▶ [Task directions]: Among the following entries, count the lines that contain "page" and report only the result.

▶ [Items]:
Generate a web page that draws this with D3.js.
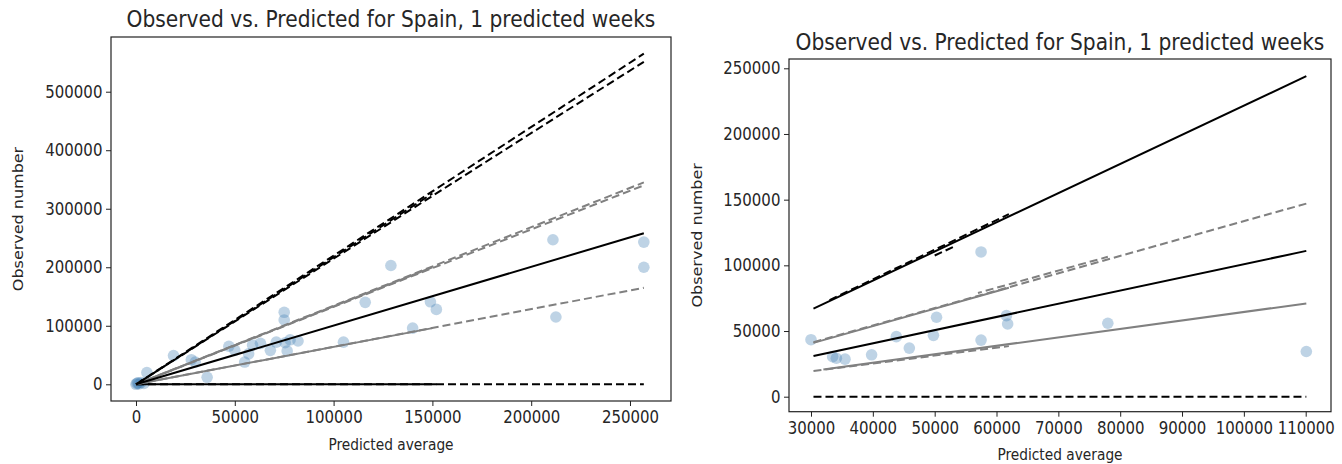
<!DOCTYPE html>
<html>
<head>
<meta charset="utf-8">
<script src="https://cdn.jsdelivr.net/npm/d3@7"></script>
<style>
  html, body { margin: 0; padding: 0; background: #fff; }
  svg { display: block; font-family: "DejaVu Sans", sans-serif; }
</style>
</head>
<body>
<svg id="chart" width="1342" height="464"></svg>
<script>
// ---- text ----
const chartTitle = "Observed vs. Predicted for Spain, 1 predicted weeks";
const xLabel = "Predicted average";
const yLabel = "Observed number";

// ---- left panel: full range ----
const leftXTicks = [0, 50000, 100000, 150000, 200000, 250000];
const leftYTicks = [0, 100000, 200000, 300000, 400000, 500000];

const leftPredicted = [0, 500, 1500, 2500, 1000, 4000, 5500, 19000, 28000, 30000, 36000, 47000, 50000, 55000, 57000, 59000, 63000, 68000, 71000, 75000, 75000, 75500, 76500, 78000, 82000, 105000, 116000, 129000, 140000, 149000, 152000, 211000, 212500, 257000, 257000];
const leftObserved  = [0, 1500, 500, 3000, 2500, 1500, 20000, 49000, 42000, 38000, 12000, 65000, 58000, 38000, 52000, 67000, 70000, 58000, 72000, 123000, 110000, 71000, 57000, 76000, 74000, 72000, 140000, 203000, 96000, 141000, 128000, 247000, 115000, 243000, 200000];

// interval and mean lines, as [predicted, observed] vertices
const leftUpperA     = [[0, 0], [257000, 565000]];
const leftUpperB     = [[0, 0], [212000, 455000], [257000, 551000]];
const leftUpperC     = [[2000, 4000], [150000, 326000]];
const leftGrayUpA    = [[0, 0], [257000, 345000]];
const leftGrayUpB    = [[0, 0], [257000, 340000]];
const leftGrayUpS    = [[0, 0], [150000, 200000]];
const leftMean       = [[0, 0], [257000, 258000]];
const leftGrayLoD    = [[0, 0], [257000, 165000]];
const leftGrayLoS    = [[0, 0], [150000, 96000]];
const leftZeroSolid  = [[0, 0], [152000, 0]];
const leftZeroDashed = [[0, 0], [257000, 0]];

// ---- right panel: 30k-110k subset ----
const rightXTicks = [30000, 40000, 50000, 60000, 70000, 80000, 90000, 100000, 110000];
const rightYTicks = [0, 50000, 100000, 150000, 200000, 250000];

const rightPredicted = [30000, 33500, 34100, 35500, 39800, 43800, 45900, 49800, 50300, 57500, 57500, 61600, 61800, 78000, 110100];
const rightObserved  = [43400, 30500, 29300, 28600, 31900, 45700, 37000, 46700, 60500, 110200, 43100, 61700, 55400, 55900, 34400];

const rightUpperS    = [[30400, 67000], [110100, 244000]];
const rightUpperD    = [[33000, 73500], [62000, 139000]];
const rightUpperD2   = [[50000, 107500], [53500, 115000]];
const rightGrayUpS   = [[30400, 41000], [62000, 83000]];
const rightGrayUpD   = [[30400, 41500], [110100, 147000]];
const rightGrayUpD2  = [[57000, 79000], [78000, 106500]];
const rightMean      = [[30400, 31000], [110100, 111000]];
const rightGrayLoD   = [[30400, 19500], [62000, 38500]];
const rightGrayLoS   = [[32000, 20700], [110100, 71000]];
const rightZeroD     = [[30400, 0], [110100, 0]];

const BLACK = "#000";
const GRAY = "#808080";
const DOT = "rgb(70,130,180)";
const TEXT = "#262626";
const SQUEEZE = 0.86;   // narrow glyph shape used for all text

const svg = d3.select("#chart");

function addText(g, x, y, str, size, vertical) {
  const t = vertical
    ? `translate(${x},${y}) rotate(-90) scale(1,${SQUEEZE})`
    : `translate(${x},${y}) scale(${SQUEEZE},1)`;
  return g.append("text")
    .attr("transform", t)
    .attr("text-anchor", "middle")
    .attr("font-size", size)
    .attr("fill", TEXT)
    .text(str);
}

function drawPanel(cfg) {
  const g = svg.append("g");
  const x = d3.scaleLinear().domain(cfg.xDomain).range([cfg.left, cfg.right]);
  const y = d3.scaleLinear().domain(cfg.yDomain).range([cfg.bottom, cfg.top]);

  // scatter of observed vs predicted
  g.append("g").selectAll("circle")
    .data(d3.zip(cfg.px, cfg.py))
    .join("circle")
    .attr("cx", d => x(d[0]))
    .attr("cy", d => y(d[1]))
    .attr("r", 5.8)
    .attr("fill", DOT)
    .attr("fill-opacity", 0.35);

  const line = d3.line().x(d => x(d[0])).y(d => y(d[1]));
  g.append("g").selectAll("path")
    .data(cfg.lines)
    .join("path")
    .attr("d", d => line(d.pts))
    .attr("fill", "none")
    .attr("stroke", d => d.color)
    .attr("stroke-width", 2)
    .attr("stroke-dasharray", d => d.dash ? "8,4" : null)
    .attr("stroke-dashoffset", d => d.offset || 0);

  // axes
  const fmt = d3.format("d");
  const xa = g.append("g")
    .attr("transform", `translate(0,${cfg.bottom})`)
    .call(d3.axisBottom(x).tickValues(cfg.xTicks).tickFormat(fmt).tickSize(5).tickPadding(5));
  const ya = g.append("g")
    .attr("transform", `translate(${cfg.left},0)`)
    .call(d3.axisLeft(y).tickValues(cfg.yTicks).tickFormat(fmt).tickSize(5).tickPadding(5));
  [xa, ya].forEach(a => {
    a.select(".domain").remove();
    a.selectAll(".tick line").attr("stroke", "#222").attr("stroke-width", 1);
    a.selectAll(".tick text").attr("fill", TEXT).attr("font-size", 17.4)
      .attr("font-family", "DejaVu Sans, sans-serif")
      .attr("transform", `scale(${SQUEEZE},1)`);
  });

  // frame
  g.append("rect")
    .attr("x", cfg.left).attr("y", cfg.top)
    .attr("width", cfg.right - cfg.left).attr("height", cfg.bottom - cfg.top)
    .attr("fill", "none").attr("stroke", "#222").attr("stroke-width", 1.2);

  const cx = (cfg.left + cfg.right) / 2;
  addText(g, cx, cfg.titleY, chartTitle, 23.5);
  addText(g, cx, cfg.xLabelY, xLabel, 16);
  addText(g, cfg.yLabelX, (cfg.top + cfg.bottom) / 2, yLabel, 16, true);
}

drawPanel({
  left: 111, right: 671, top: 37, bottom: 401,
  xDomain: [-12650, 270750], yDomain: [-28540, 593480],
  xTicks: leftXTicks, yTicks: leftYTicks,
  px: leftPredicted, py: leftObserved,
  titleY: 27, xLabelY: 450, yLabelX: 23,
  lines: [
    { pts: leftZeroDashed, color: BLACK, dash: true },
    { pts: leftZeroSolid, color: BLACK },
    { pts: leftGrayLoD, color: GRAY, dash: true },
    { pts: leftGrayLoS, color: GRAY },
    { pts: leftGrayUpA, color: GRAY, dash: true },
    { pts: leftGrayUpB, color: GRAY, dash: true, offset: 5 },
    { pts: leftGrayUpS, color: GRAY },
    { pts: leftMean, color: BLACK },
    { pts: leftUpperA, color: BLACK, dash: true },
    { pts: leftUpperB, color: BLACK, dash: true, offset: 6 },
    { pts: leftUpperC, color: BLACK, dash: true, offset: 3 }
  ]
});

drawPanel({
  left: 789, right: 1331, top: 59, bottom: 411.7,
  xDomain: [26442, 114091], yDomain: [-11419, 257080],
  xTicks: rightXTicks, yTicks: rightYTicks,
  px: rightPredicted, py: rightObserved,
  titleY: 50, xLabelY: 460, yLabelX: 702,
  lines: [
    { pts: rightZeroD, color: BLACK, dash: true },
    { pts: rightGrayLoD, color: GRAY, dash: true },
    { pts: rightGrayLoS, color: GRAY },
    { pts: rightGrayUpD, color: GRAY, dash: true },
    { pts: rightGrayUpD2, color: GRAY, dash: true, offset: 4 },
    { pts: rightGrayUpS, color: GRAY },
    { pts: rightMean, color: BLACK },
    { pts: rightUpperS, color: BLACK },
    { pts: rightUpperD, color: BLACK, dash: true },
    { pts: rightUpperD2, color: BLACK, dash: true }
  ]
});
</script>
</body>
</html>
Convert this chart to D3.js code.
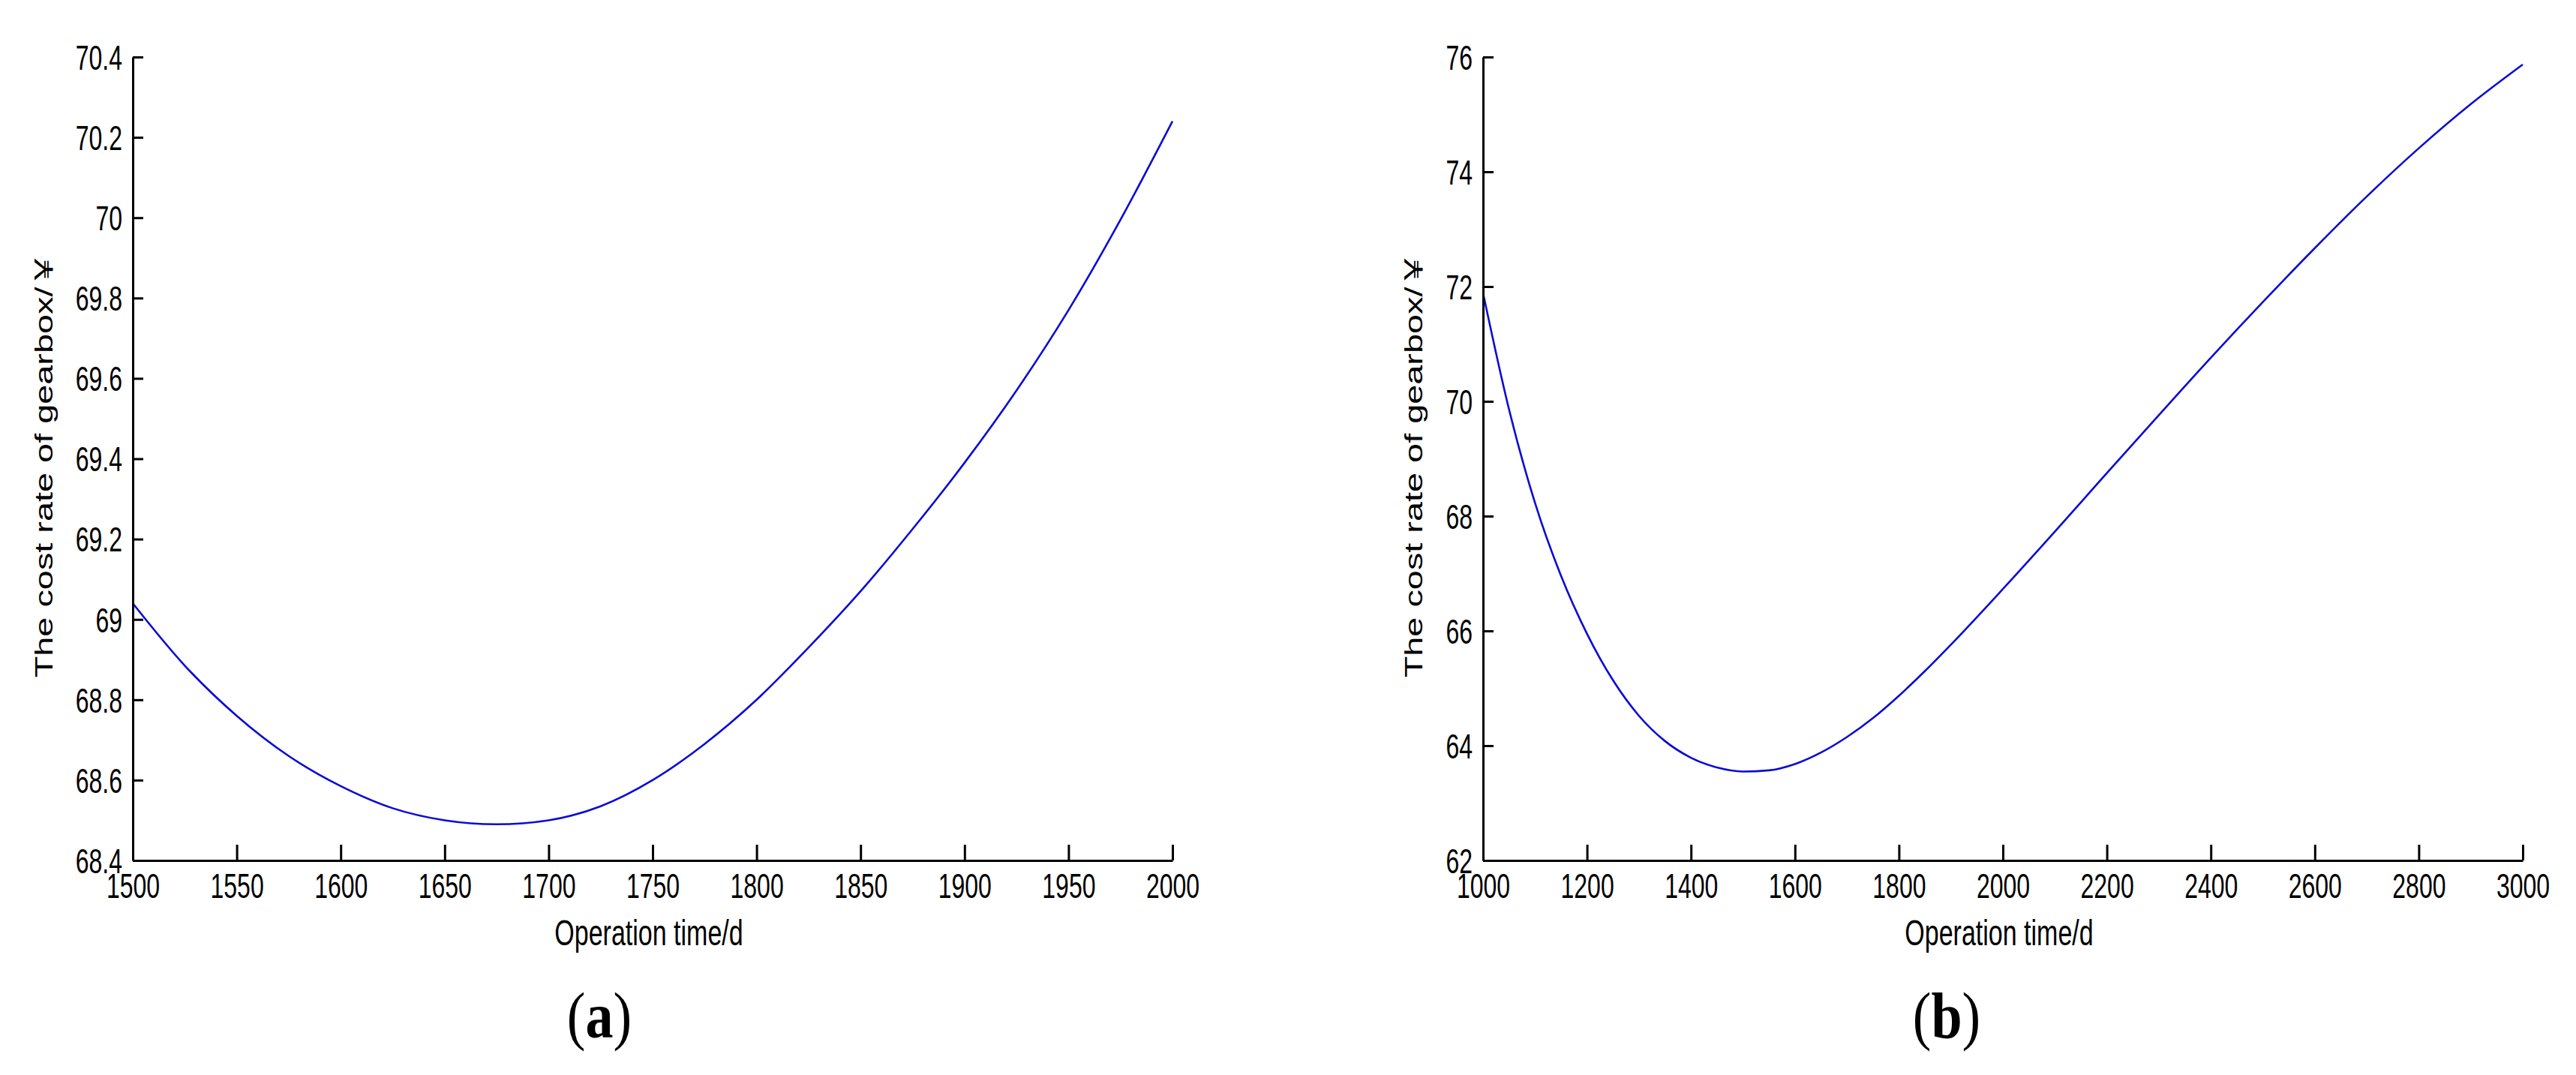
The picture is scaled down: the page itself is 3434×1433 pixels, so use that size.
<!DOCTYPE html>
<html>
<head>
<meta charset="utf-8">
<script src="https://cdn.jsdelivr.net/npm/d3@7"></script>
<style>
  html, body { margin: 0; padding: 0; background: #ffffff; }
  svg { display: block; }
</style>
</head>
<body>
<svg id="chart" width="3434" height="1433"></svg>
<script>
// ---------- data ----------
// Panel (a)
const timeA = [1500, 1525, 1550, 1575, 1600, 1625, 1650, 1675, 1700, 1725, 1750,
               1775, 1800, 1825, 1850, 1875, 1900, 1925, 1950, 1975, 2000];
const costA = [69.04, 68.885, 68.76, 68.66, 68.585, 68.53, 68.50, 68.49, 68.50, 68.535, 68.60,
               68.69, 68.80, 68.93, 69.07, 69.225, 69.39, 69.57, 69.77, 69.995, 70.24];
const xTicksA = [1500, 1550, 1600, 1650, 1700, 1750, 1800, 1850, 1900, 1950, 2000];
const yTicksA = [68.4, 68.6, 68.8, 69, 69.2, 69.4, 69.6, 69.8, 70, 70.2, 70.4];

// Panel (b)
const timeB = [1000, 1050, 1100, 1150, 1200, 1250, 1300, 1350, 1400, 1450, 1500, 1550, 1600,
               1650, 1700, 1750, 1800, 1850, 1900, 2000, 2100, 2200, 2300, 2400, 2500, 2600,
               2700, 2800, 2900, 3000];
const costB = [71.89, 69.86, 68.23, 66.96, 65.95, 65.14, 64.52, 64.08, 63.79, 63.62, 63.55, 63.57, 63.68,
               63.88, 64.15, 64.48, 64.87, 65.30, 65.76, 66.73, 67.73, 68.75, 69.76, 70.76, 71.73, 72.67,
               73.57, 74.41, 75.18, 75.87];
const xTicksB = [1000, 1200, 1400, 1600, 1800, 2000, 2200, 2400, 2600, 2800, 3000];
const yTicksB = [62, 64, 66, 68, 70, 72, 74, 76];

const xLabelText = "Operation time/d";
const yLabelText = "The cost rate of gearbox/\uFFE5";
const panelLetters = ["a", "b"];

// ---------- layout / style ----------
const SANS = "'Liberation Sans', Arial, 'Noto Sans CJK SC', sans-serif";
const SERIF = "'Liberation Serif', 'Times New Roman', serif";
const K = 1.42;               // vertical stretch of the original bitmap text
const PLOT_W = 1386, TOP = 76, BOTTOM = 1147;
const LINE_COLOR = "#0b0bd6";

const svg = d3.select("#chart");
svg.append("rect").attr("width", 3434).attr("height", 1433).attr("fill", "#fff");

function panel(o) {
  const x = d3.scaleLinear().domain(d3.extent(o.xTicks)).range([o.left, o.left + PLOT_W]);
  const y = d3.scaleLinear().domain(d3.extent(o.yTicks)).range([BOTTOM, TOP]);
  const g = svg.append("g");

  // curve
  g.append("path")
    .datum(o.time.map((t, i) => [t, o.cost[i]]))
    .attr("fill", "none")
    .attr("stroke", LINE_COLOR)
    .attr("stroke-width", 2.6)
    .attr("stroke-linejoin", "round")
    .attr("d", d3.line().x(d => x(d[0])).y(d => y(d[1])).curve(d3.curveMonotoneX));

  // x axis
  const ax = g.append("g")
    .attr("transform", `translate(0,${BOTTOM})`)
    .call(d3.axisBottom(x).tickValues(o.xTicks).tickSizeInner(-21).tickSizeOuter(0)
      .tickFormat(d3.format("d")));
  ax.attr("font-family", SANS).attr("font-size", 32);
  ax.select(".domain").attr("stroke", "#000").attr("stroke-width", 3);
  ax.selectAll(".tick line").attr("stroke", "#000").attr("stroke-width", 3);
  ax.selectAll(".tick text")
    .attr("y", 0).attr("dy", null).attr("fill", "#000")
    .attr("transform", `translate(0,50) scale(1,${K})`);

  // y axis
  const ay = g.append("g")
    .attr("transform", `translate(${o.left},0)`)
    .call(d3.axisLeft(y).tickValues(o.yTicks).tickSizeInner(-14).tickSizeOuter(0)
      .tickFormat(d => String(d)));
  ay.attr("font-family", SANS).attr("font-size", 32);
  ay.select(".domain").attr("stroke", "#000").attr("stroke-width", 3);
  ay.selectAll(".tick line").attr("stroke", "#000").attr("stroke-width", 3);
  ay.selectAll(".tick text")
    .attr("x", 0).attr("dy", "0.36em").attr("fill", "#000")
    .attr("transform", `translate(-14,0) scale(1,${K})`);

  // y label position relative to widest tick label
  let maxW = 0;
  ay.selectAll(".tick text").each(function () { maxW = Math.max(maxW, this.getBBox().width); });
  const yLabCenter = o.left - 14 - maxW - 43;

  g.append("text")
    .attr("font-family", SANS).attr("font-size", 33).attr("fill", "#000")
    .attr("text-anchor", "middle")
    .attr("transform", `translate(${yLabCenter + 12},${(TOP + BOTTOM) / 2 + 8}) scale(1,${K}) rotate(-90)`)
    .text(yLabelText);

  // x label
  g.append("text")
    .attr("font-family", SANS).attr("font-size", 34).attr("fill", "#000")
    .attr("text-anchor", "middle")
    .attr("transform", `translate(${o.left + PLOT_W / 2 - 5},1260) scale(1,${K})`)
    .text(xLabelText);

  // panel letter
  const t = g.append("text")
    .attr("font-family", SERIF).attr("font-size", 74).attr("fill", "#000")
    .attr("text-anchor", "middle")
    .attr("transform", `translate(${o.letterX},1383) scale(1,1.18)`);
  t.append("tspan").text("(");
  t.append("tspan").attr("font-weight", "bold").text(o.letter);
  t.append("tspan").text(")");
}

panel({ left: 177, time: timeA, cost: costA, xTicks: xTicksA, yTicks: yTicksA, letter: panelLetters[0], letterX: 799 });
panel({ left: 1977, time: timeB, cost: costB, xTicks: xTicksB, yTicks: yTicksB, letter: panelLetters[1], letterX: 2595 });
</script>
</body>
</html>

▶ [Response to the exercise]: 2